The World at War


Paul Painleve

French Mathematician and Statesman

Born: December 5, 1863 at Paris
Died: October 29, 1933 at Paris

Premier of France: September 12 - November 13, 1917
April 17 - November 22, 1925 (2nd & 3rd cabinets)

     A distinguished mathematician; professor at the Sorbonne, the Polytechnique and the University of Lille, Painleve was elected to the Academy of Sciences in 1900. He developed an interest in aeronautics after making his first flight as Wilbur Wright's passenger in 1908. He developed a course in aircraft mechanics the following year.

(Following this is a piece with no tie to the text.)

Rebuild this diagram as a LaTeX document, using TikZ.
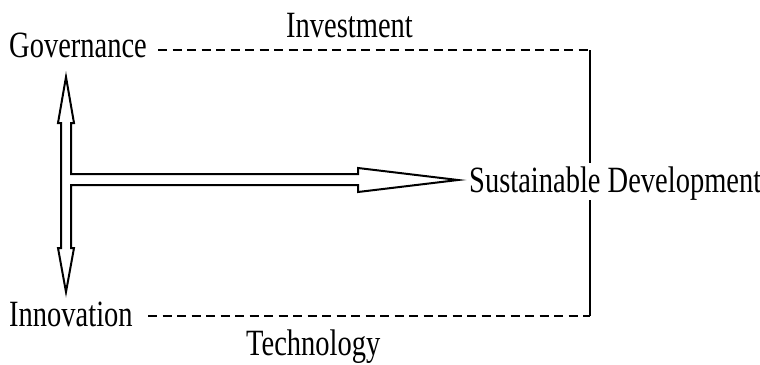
\documentclass[tikz,border=0pt]{standalone}
\usepackage{fontspec}
\setmainfont{Liberation Serif}
\newcommand{\tall}[1]{\scalebox{1}[1.3]{#1}}
\begin{document}
\begin{tikzpicture}[x=1pt,y=-1pt,
  lbl/.style={anchor=base west,inner sep=0pt,font=\fontsize{28.5}{30}\selectfont},
  dashline/.style={line width=2.2pt,dash pattern=on 9pt off 5.5pt},
  solidline/.style={line width=1.6pt},
  bigarrow/.style={line width=2pt,fill=white,line join=miter}]
\useasboundingbox (0,0) rectangle (760,364);
\node[lbl] (gov) at (9,57) {\tall{Governance}};
\node[lbl] (inv) at (286,37) {\tall{Investment}};
\node[lbl] (sd) at (469,192) {\tall{Sustainable Development}};
\node[lbl] (inn) at (9,326) {\tall{Innovation}};
\node[lbl] (tech) at (246,355) {\tall{Technology}};
% dashed frame
\coordinate (g1) at (158,50);
\coordinate (c1) at (590,50);
\coordinate (i1) at (148,316);
\coordinate (c2) at (590,316);
\draw[dashline] (g1) -- (c1);
\draw[dashline] (i1) -- (c2);
\draw[solidline] (c1) -- (590,163);
\draw[solidline] (590,200) -- (c2);
% T-shaped double arrow
\coordinate (tu) at (66,77);
\coordinate (td) at (66,292);
\coordinate (tr) at (458,180);
\draw[bigarrow] (tu) -- (74,123) -- (71,123) -- (71,174) -- (358,174) -- (358,168)
  -- (tr) -- (358,192) -- (358,185) -- (71,185) -- (71,248) -- (74,248)
  -- (td) -- (58,248) -- (61,248) -- (61,123) -- (58,123) -- cycle;
\end{tikzpicture}
\end{document}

     Painleve entered politics in 1906 when he was elected to the Chamber of Deputies from Paris. He held a number of key posts during the First World War including Minister of War and Premier. He made the decision to replace General Nivelle with Petain as commander of the Verdun salient and appointed Marshal Foch to represent France on the Supreme Allied Council before resigning in favor of Georges Clemenceau.

     Painleve led la ligue de la Republique from 1921 to '22 before joining the Cartel des gauches (the Left) . He lost the presidential election to Gaston Doumergue in 1924. The Cartel won control of the Chamber of Deputies that year but Senate conservatives had sufficient strength to deny Painleve a home at the Elysees.

     Painleve was appoint Premier for a second time in 1925 but was, like his predecessor Herriot, unable to secure passage of the Cartel's economic program.

     Minister of War once again from 1925 to '29 under Briand, Herriot and Poincare, he sponsored the legislation that brought about the construction of the Maginot Line. He inaugurated the Air Ministry in 1930 serving as its chief twice before retiring in 1932.